* Start EXTRACTED DATA *
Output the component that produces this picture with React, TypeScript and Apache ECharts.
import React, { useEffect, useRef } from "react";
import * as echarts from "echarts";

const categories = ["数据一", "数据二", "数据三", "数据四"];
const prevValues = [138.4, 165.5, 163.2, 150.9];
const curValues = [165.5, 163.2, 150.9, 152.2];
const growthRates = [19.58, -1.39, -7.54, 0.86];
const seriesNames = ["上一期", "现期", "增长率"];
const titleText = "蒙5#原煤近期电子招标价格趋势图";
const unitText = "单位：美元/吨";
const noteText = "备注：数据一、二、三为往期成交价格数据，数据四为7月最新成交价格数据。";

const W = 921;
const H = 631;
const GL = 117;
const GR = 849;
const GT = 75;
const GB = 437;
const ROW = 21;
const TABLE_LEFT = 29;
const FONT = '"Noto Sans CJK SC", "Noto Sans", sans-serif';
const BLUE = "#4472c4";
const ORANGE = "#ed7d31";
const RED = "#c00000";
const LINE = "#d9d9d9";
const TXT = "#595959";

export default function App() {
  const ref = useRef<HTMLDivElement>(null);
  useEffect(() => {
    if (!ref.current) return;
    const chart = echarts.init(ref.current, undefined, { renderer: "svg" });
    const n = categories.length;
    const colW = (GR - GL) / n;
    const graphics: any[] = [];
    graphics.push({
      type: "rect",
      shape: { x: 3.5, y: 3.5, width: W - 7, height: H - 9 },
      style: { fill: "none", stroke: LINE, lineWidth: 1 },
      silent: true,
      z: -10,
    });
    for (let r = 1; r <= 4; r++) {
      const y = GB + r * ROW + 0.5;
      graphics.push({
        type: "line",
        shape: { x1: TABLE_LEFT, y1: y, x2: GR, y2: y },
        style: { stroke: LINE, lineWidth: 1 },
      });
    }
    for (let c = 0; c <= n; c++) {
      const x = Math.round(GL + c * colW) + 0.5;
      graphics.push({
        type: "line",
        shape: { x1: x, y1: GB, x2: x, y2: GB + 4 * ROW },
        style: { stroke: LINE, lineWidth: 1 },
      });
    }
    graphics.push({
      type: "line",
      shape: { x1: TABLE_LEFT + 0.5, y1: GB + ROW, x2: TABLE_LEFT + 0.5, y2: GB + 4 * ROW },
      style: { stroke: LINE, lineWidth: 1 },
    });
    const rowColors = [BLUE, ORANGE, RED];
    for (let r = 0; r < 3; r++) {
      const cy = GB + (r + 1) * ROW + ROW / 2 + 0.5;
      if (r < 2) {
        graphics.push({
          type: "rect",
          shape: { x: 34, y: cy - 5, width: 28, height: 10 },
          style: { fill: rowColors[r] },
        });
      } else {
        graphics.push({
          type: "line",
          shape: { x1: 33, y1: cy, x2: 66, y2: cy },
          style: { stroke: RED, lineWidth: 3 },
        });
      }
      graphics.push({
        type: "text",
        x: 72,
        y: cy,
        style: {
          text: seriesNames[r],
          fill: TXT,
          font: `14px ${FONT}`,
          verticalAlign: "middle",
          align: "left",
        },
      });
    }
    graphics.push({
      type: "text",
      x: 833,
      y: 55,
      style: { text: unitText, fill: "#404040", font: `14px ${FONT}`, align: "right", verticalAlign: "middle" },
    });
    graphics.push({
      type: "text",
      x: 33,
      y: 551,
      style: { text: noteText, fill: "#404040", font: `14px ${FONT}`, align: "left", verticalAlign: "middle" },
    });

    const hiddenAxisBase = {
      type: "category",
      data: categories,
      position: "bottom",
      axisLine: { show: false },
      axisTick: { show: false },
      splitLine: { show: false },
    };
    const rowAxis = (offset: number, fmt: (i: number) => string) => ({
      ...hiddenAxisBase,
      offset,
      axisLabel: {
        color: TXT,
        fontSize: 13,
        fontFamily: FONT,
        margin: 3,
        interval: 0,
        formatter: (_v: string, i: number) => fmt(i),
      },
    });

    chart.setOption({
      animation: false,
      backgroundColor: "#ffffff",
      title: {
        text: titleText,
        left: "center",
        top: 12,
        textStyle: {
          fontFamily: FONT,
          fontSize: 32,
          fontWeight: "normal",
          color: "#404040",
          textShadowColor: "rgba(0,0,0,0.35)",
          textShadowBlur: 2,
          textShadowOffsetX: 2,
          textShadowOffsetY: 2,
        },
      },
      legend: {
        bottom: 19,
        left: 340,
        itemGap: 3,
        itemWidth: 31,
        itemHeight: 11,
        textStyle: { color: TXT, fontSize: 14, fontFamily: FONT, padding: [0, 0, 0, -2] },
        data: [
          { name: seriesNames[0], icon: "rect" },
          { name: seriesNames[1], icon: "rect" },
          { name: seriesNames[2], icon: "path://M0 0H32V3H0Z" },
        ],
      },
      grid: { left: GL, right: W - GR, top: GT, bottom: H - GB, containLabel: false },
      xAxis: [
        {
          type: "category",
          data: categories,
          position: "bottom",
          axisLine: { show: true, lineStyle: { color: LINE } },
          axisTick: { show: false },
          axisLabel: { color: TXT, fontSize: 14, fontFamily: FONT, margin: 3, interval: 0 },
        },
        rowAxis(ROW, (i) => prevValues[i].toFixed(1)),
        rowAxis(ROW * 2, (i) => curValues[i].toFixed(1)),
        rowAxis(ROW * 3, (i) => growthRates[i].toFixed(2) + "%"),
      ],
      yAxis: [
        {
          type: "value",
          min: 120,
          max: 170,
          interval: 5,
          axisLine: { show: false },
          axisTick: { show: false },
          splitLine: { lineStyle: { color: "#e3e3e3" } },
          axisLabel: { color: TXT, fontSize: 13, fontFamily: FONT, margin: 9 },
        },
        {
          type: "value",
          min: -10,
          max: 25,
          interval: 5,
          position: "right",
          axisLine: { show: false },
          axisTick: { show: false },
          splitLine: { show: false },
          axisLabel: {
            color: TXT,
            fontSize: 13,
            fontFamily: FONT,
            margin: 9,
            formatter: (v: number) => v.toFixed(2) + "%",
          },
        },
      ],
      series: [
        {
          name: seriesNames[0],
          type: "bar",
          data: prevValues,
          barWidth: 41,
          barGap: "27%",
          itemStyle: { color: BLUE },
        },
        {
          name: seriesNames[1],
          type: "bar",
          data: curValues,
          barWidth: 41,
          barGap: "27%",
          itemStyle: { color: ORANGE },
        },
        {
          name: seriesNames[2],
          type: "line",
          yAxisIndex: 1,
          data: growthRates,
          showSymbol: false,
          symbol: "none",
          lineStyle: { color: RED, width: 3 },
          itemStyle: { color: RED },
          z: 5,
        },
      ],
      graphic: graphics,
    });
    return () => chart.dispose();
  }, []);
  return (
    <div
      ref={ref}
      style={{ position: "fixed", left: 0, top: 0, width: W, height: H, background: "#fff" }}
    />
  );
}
* End EXTRACTED DATA *
* Start EXTRACTED DATA *
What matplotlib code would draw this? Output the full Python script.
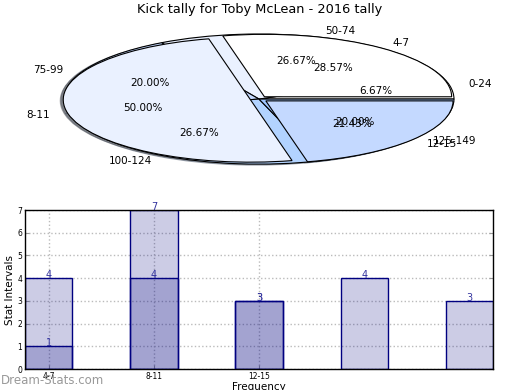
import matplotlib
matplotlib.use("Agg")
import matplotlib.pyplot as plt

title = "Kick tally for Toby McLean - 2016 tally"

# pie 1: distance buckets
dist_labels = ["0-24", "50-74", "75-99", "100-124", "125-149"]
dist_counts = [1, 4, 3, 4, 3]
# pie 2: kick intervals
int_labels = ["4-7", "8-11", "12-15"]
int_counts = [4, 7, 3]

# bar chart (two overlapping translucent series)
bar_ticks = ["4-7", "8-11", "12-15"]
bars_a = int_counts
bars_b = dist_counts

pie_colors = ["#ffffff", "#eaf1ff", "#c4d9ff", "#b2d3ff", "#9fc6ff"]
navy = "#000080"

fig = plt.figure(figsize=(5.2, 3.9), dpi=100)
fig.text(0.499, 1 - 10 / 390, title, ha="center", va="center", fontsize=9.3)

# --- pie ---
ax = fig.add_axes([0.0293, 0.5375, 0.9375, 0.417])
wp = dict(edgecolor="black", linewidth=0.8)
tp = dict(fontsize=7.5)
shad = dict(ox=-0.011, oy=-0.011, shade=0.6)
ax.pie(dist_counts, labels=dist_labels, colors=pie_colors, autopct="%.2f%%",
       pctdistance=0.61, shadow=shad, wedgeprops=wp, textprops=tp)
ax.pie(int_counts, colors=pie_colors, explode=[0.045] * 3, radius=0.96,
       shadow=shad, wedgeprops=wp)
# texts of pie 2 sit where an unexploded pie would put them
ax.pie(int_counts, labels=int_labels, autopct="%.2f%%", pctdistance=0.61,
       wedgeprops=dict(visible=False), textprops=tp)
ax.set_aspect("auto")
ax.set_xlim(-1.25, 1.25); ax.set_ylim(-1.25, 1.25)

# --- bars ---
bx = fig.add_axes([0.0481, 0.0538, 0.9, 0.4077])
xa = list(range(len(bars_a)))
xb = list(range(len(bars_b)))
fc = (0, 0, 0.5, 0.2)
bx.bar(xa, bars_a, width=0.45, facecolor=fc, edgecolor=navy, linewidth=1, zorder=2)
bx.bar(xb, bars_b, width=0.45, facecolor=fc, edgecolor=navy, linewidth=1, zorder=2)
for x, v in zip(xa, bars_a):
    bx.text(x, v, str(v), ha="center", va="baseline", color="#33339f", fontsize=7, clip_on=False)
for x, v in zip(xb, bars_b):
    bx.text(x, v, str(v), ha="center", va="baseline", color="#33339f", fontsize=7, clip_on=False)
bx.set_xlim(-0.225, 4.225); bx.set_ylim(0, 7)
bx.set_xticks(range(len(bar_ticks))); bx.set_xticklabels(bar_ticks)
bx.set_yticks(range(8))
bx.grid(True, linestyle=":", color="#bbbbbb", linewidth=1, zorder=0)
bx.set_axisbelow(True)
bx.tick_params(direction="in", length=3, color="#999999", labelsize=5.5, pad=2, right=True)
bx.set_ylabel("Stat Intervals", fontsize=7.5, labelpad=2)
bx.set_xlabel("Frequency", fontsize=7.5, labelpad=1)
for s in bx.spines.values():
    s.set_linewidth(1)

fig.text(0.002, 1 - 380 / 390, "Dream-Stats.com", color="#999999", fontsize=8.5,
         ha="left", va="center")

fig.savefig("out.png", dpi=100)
* End EXTRACTED DATA *
* Start EXTRACTED DATA *
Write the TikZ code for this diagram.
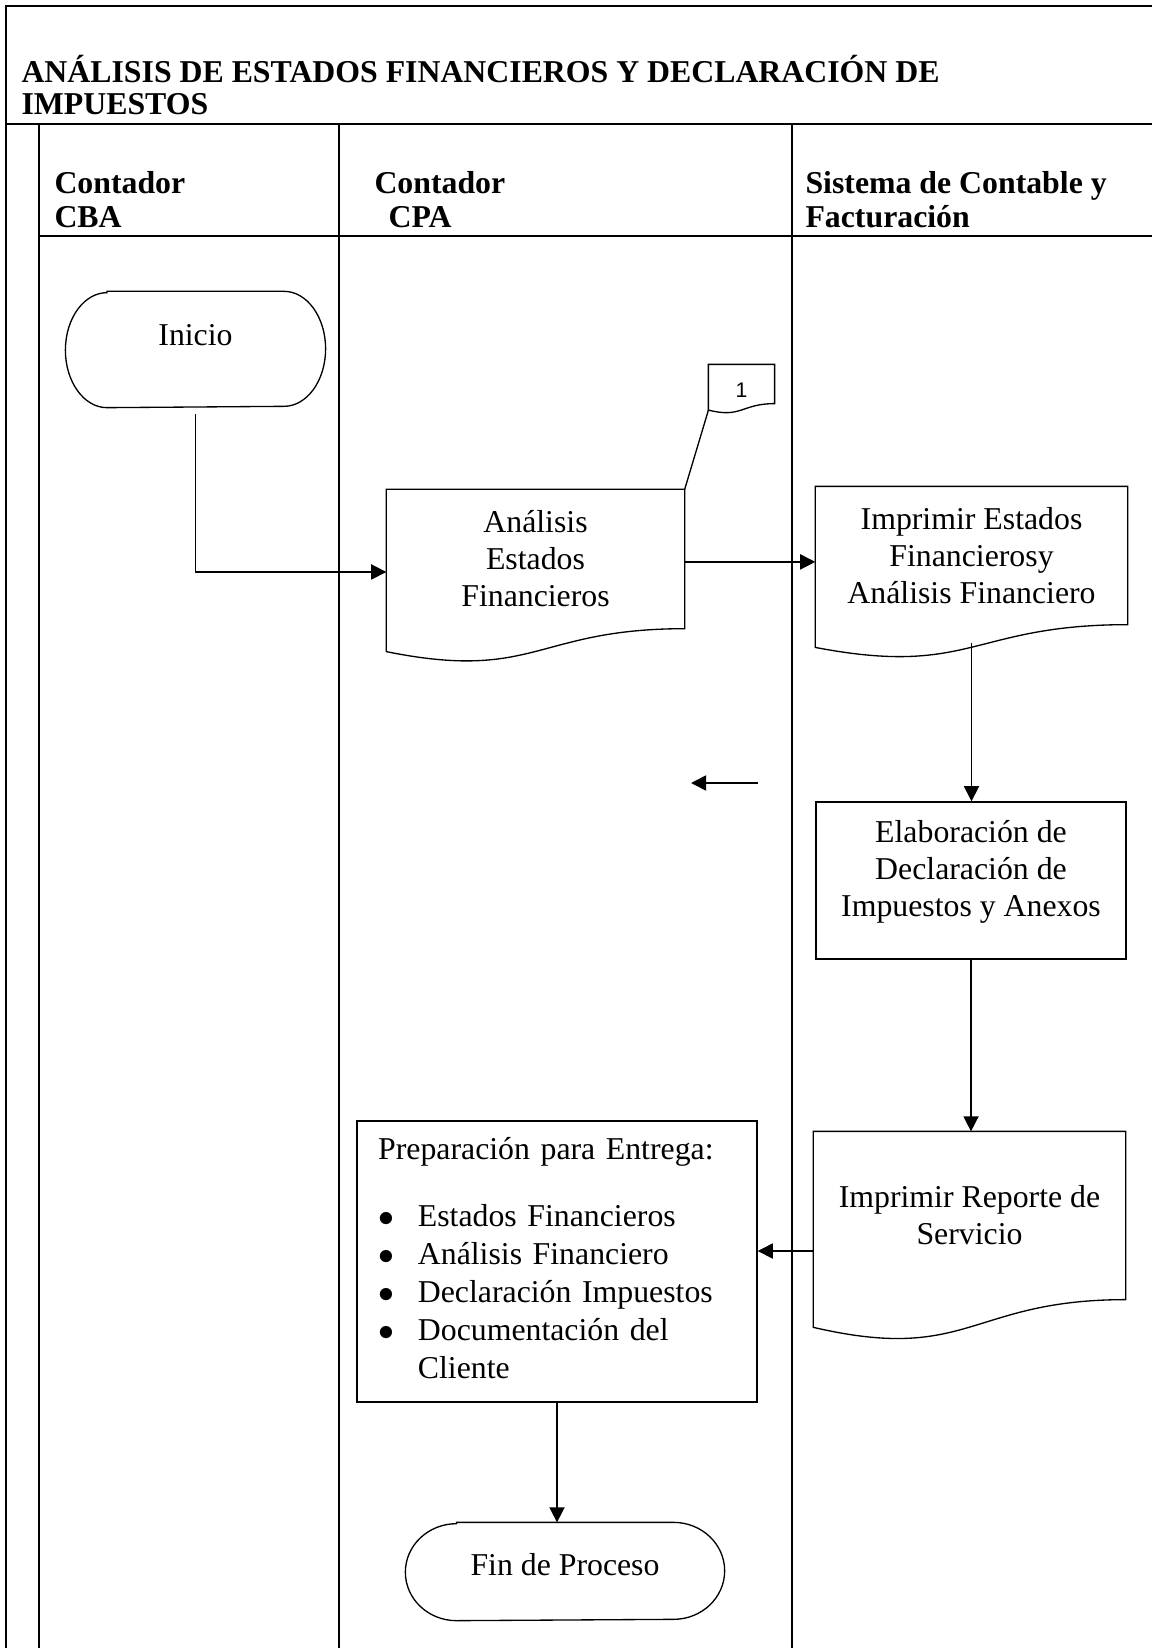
* End EXTRACTED DATA *
- WHAT YOU WILL DO -
Leave out the pictures and give again exactly the lines from the one with "What matplotlib code" through the one with "ax.set_xlim(-1.25, 1.25); ax.set_ylim(-1.25, 1.25)", and no others.

- REPLY -
What matplotlib code would draw this? Output the full Python script.
import matplotlib
matplotlib.use("Agg")
import matplotlib.pyplot as plt

title = "Kick tally for Toby McLean - 2016 tally"

# pie 1: distance buckets
dist_labels = ["0-24", "50-74", "75-99", "100-124", "125-149"]
dist_counts = [1, 4, 3, 4, 3]
# pie 2: kick intervals
int_labels = ["4-7", "8-11", "12-15"]
int_counts = [4, 7, 3]

# bar chart (two overlapping translucent series)
bar_ticks = ["4-7", "8-11", "12-15"]
bars_a = int_counts
bars_b = dist_counts

pie_colors = ["#ffffff", "#eaf1ff", "#c4d9ff", "#b2d3ff", "#9fc6ff"]
navy = "#000080"

fig = plt.figure(figsize=(5.2, 3.9), dpi=100)
fig.text(0.499, 1 - 10 / 390, title, ha="center", va="center", fontsize=9.3)

# --- pie ---
ax = fig.add_axes([0.0293, 0.5375, 0.9375, 0.417])
wp = dict(edgecolor="black", linewidth=0.8)
tp = dict(fontsize=7.5)
shad = dict(ox=-0.011, oy=-0.011, shade=0.6)
ax.pie(dist_counts, labels=dist_labels, colors=pie_colors, autopct="%.2f%%",
       pctdistance=0.61, shadow=shad, wedgeprops=wp, textprops=tp)
ax.pie(int_counts, colors=pie_colors, explode=[0.045] * 3, radius=0.96,
       shadow=shad, wedgeprops=wp)
# texts of pie 2 sit where an unexploded pie would put them
ax.pie(int_counts, labels=int_labels, autopct="%.2f%%", pctdistance=0.61,
       wedgeprops=dict(visible=False), textprops=tp)
ax.set_aspect("auto")
ax.set_xlim(-1.25, 1.25); ax.set_ylim(-1.25, 1.25)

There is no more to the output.